Murid yang lain juga tak mau kalah dalam ketidaktahuannya.
''Salah ko, La Galigo itu jalan,'' katanya bangga.
Yang lain menimpali ''La Galigo itu rumah makan. Pernahka makan di situ sama mamakku,'' timpal seorang murid perempuan.
Dalam diam dan terpaksa larut dalam suasaana ini, saya hanya tersenyum. Saya sempat berpikir, mereka ternyata tidak tahu tentang La Galigo.
Turun dari mikorolet, saya mencoba untuk menyimpulkan apa yang terjadi di atas angkutan kota itu.
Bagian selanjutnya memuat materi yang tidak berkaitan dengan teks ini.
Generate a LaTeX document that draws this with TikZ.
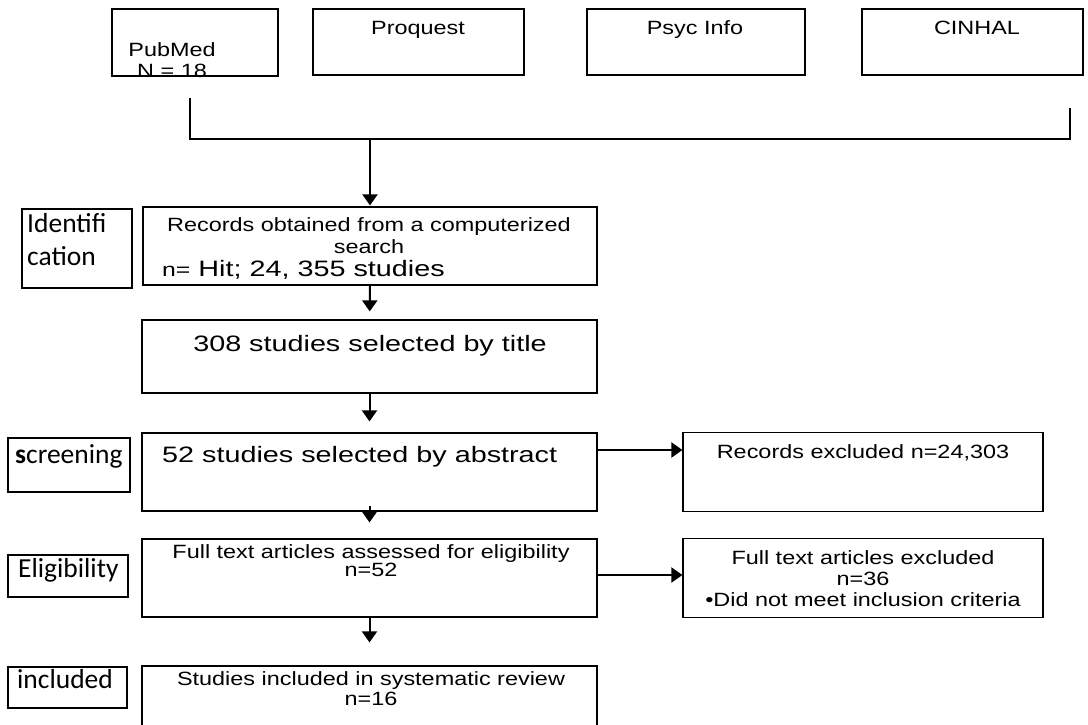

Rasa geli dan tersenyum-senyum sebelumnya, perlahan-lahan berubah menyongsong sebuah keprihatinan.
Apa yang dipercakapkan murid-murid tersebut, mungkin hanya sepele. Namun, dari realitas ini, bagi saya, sesungguhnya sebuah malapetaka budaya dan perabadan Bugis.
Betapa tidak, anak-anak remaja di mikrolet itu adalah generasi Sulawesi Selatan (generasi Bugis dalam pengertian luas) sebagai pewaris budaya dan peradaban I La Galigo. Moyang mereka, bahkan sampai kakek-nenek dan orangtua mereka pasti berbangga dengan La Galigo, epos terpanjang dari dunia yang sakral itu.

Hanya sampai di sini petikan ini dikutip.